Perhaps there's a knowing truth in this - that once confined to that role, Carol will behave as Harge wants her to behave out of a simple lack of many alternatives. At one point, Abby takes Harge to task on this exact point: "Your friends, your job. You spent 10 years making sure her only point of reference was you." The idea of Carol as a person free to follow her own interests and desires has not occurred to Harge in his wildest fantasies, just as Therese's rights to do the same - to become a photographer and, indeed, a lesbian - has not occurred to Richard. Both men are grandiose in complimenting the women on their looks, like handing an obeisant puppy a treat, but rankle at the notion that Carol and Therese's interior lives are bigger than the roles the men would assign them to.

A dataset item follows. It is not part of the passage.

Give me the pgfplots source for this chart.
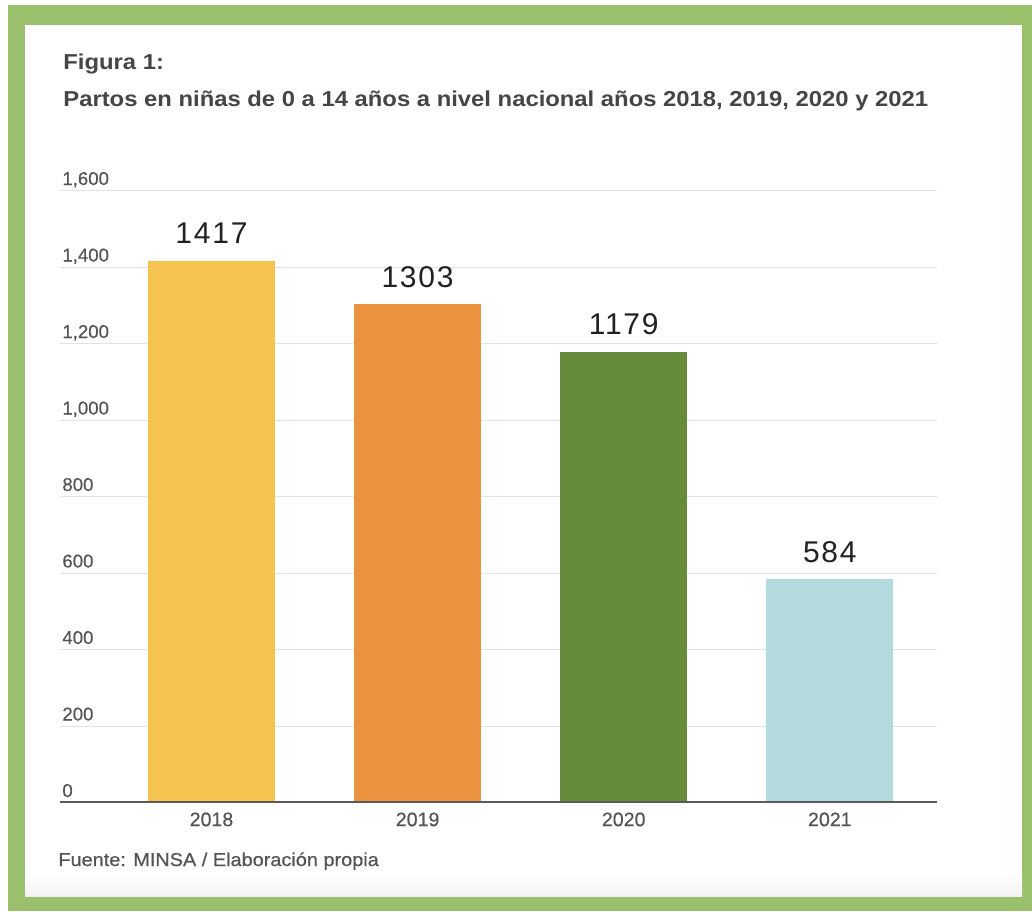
\documentclass[border=0pt]{standalone}
\usepackage{pgfplots}
\pgfplotsset{compat=1.18}
\usepackage{fontspec}
\setmainfont{Liberation Sans}
\newfontfamily\titlefont[FakeStretch=1.103]{Liberation Sans Bold}
\newfontfamily\srcfont[FakeStretch=1.07, FakeBold=0.6]{Liberation Sans}
\newfontfamily\tickfont[FakeBold=0.4]{Liberation Sans}
\definecolor{framec}{HTML}{9BC06B}
\definecolor{titlec}{HTML}{454545}
\definecolor{tickc}{HTML}{555555}
\definecolor{valc}{HTML}{222222}
\definecolor{gridc}{HTML}{E3E3E3}
\definecolor{basec}{HTML}{5A5A5A}
\definecolor{cA}{HTML}{F5C350}
\definecolor{cB}{HTML}{EA923E}
\definecolor{cC}{HTML}{668B3A}
\definecolor{cD}{HTML}{B3DBDF}
\begin{document}
\begin{tikzpicture}
\fill[white] (0,0) rectangle (516pt,-455.5pt);
\useasboundingbox (0,0) rectangle (516pt,-455.5pt);
\fill[framec] (4pt,-2.5pt) rectangle (516pt,-455.5pt);
\fill[white] (12.5pt,-12.5pt) rectangle (511pt,-448pt);
\shade[top color=white,bottom color=black!5] (12.5pt,-437pt) rectangle (511pt,-448pt);
\node[anchor=base west, inner sep=0pt, text=titlec, font=\titlefont\fontsize{10.8}{12}\selectfont] at (31.5pt,-34.5pt) {Figura 1:};
\node[anchor=base west, inner sep=0pt, text=titlec, font=\titlefont\fontsize{10.8}{12}\selectfont] at (31.5pt,-53pt) {Partos en niñas de 0 a 14 años a nivel nacional años 2018, 2019, 2020 y 2021};
\node[anchor=base west, inner sep=0pt, text=tickc, font=\srcfont\fontsize{9.3}{11}\selectfont] at (29pt,-433pt) {Fuente: MINSA / Elaboración propia};
\begin{axis}[
  at={(30pt,-401.35pt)}, anchor=south west,
  scale only axis, width=438.5pt, height=306pt,
  xmin=-0.735, xmax=3.52, ymin=0, ymax=1600,
  ytick={0,200,...,1600},
  xtick={0,1,2,3}, xticklabels={2018,2019,2020,2021},
  ymajorgrids, grid style={draw=gridc, line width=0.6pt},
  axis line style={draw=none},
  major tick length=0pt,
  /pgf/number format/.cd, 1000 sep={,}, assume math mode=true, /pgfplots/.cd,
  yticklabel style={anchor=base west, inner sep=0pt, xshift=1pt, yshift=2.85pt, text=tickc, font=\tickfont\fontsize{9.3}{11}\selectfont},
  xticklabel style={anchor=north, inner sep=0pt, yshift=-4.7pt, text=tickc, font=\tickfont\fontsize{9.8}{11}\selectfont},
  ybar, bar width=63.5pt, bar shift=0pt,
  nodes near coords={\pgfmathprintnumber[1000 sep={}]{\pgfplotspointmeta}},
  every node near coord/.append style={anchor=base, inner sep=0pt, yshift=8.5pt, text=valc, font=\fontsize{15}{17}\selectfont\addfontfeature{LetterSpace=6}},
]
\addplot[fill=cA, draw=none] coordinates {(0,1417)};
\addplot[fill=cB, draw=none] coordinates {(1,1303)};
\addplot[fill=cC, draw=none] coordinates {(2,1179)};
\addplot[fill=cD, draw=none] coordinates {(3,584)};
\draw[basec, line width=1.5pt] (rel axis cs:0,0) -- (rel axis cs:1,0);
\end{axis}
\end{tikzpicture}
\end{document}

Naturally, the women escape this confinement anyway. It remains as true in 2015 as it was for the original novel: Carol's brave, quietly hopeful ending is profoundly affecting, both as the conclusion to a love story of any stripe, and as a piece of queer cinema in particular.
This is perhaps best underlined by the film's most notable formal "trick." We see the same sequence twice over the course of the movie. The film opens with an acquaintance of Therese, Jack, entering a hotel bar and seeing Therese and Carol talking. He interrupts them, and they talk lightly about a party that Jack and Therese will be attending later. As the trio part for their evenings, Jack puts his hand on Therese's shoulder, because he saw Carol do it earlier; he subtly reclaims masculine superiority over the girl, before spiriting her away to the party.

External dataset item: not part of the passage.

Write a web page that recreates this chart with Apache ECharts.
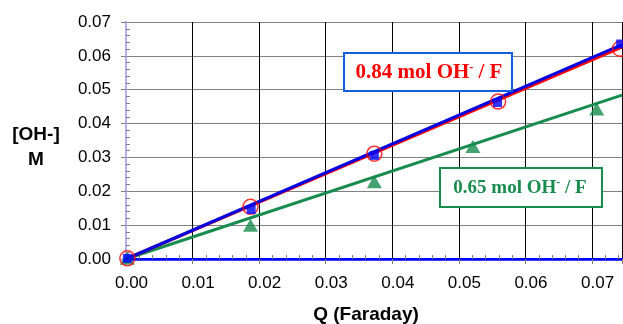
<!DOCTYPE html>
<html>
<head>
<meta charset="utf-8">
<script src="https://cdn.jsdelivr.net/npm/echarts@6/dist/echarts.min.js"></script>
<style>
  html, body { margin: 0; padding: 0; background: #fff; }
  #chart { width: 623px; height: 324px; }
</style>
</head>
<body>
<div id="chart"></div>
<script>
// 测量点 (Q, [OH-])
var qRed = [0.0002, 0.0187, 0.0373, 0.0559, 0.0742];
var ohRed = [0.0002, 0.0154, 0.0311, 0.0465, 0.0621];
var qBlue = [0.0002, 0.0188, 0.0373, 0.0558, 0.0743];
var ohBlue = [0.0002, 0.0146, 0.0306, 0.0462, 0.0635];
var qGreen = [0.0002, 0.0187, 0.0373, 0.0521, 0.0707];
var ohGreen = [0.0002, 0.0100, 0.0228, 0.0332, 0.0443];
// 趋势线端点
var trendQ = [0, 0.0745];
var trendRed = [0, 0.0626];
var trendBlue = [0, 0.0633];
var trendGreen = [0, 0.0484];
var xTicks = ['0.00', '0.01', '0.02', '0.03', '0.04', '0.05', '0.06', '0.07'];
var yTicks = ['0.00', '0.01', '0.02', '0.03', '0.04', '0.05', '0.06', '0.07'];

var RED = '#ff0000', BLUE = '#0000e0', GREEN = '#178c4c';
var FONT = '"Liberation Sans", Arial, sans-serif';
var SERIF = '"Liberation Serif", "Times New Roman", serif';

function pairs(xs, ys) {
  return xs.map(function (x, i) { return [x, ys[i]]; });
}
function isMajor(v) {
  return Math.abs(v * 100 - Math.round(v * 100)) < 1e-6;
}
function fmt(list) {
  return function (v) {
    if (!isMajor(v)) return '';
    var s = list[Math.round(v * 100)];
    return s === undefined ? '' : s;
  };
}

var chart = echarts.init(document.getElementById('chart'), null, { renderer: 'canvas' });

var option = {
  backgroundColor: '#fff',
  animation: false,
  grid: { left: 126, right: 1, top: 22, bottom: 65, containLabel: false, outerBoundsMode: 'none' },
  xAxis: [{
    type: 'value', position: 'bottom', min: 0, max: 0.0745, interval: 0.01,
    name: 'Q (Faraday)', nameLocation: 'middle', nameGap: 56,
    nameTextStyle: { fontFamily: FONT, fontSize: 19, fontWeight: 'bold', color: '#000',
      verticalAlign: 'middle', padding: [0, 16, 0, 0] },
    axisLine: { show: true, lineStyle: { color: '#0000ff', width: 2 } },
    axisTick: { show: true, inside: false, length: 5, lineStyle: { color: '#808080' } },
    axisLabel: { fontFamily: FONT, fontSize: 17, color: '#000', margin: 16,
      padding: [0, 0, 0, 11], formatter: fmt(xTicks) },
    splitLine: { show: true, lineStyle: { color: '#000', width: 1 } }
  }, {
    type: 'value', position: 'bottom', min: 0, max: 0.0745, interval: 0.01,
    axisLine: { show: false },
    axisTick: { show: false, inside: true },
    minorTick: { show: true, splitNumber: 5, length: 4, lineStyle: { color: '#808080' } },
    axisLabel: { show: false },
    splitLine: { show: false }
  }, {
    type: 'value', position: 'top', min: 0, max: 0.0745,
    axisLine: { show: true, lineStyle: { color: '#0000ff', width: 2.5 } },
    axisTick: { show: false }, axisLabel: { show: false }, splitLine: { show: false }
  }],
  yAxis: [{
    type: 'value', position: 'left', min: 0, max: 0.07, interval: 0.01,
    axisLine: { show: true, lineStyle: { color: '#8c8ccc', width: 2 } },
    axisTick: { show: true, inside: false, length: 5, lineStyle: { color: '#808080' } },
    axisLabel: { fontFamily: FONT, fontSize: 17, color: '#000', margin: 15, formatter: fmt(yTicks) },
    splitLine: { show: true, lineStyle: { color: '#808080', width: 1 } }
  }, {
    type: 'value', position: 'left', min: 0, max: 0.07, interval: 0.01,
    axisLine: { show: false },
    axisTick: { show: false, inside: true },
    minorTick: { show: true, splitNumber: 5, length: 4, lineStyle: { color: '#808080' } },
    axisLabel: { show: false }, splitLine: { show: false }
  }, {
    type: 'value', position: 'right', min: 0, max: 0.07,
    axisLine: { show: true, lineStyle: { color: '#b0b0f0', width: 2 } },
    axisTick: { show: false }, axisLabel: { show: false }, splitLine: { show: false }
  }],
  series: [{
    type: 'line', data: pairs(trendQ, trendGreen), symbol: 'none',
    lineStyle: { color: GREEN, width: 3 }, z: 3
  }, {
    type: 'line', data: pairs(trendQ, trendRed), symbol: 'none',
    lineStyle: { color: RED, width: 3 }, z: 3
  }, {
    type: 'line', data: pairs(trendQ, trendBlue), symbol: 'none',
    lineStyle: { color: BLUE, width: 3 }, z: 4
  }, {
    type: 'scatter', data: pairs(qGreen, ohGreen), symbol: 'triangle', symbolSize: [15, 13],
    itemStyle: { color: GREEN }, z: 5
  }, {
    type: 'scatter', data: pairs(qRed, ohRed), symbol: 'circle', symbolSize: 15,
    itemStyle: { color: 'rgba(0,0,0,0)', borderColor: RED, borderWidth: 1.5 }, z: 5
  }, {
    type: 'scatter', data: pairs(qBlue, ohBlue), symbol: 'rect', symbolSize: 9,
    itemStyle: { color: '#0000ff' }, z: 6
  }],
  graphic: [{
    type: 'text', x: 36, y: 135,
    style: { text: '[OH-]', align: 'center', verticalAlign: 'middle',
      fontFamily: FONT, fontSize: 19, fontWeight: 'bold', fill: '#000' }
  }, {
    type: 'text', x: 36, y: 160,
    style: { text: 'M', align: 'center', verticalAlign: 'middle',
      fontFamily: FONT, fontSize: 19, fontWeight: 'bold', fill: '#000' }
  }, {
    type: 'rect', z: 100,
    shape: { x: 344, y: 53, width: 168, height: 38 },
    style: { fill: '#fff', stroke: '#1060e0', lineWidth: 2 }
  }, {
    type: 'text', z: 101, x: 429, y: 73,
    style: {
      text: '{a|0.84 mol OH}{s|-}{a| / F}',
      align: 'center', verticalAlign: 'middle',
      rich: {
        a: { fontFamily: SERIF, fontSize: 21, fontWeight: 'bold', fill: RED },
        s: { fontFamily: SERIF, fontSize: 12, fontWeight: 'bold', fill: RED, padding: [0, 0, 10, 0] }
      }
    }
  }, {
    type: 'rect', z: 100,
    shape: { x: 440, y: 168, width: 162, height: 39 },
    style: { fill: '#fff', stroke: GREEN, lineWidth: 2 }
  }, {
    type: 'text', z: 101, x: 520, y: 188,
    style: {
      text: '{a|0.65 mol OH}{s|-}{a| / F}',
      align: 'center', verticalAlign: 'middle',
      rich: {
        a: { fontFamily: SERIF, fontSize: 19, fontWeight: 'bold', fill: GREEN },
        s: { fontFamily: SERIF, fontSize: 12, fontWeight: 'bold', fill: GREEN, padding: [0, 0, 10, 0] }
      }
    }
  }]
};

chart.setOption(option);
</script>
</body>
</html>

When we reach the same sequence the second time, at the end of the film, we do not see it from Jack's point of view; we see it from Carol and Therese's. This is more than just the construction of elaborate tension (though it is that as well - when Jack finally interrupts the scene from off-camera, it is like hearing a pistol shot!).
It is also the freeing of Carol and Therese's story from the male point of view that has, to one extent or another, intruded upon them throughout the film until this point. This time, we see Therese react to Carol putting her hand on her shoulder; we see the long, diaphanous moment of connection, and see how trivial Jack's subsequent mimicry of the gesture is. Therese barely seems to notice.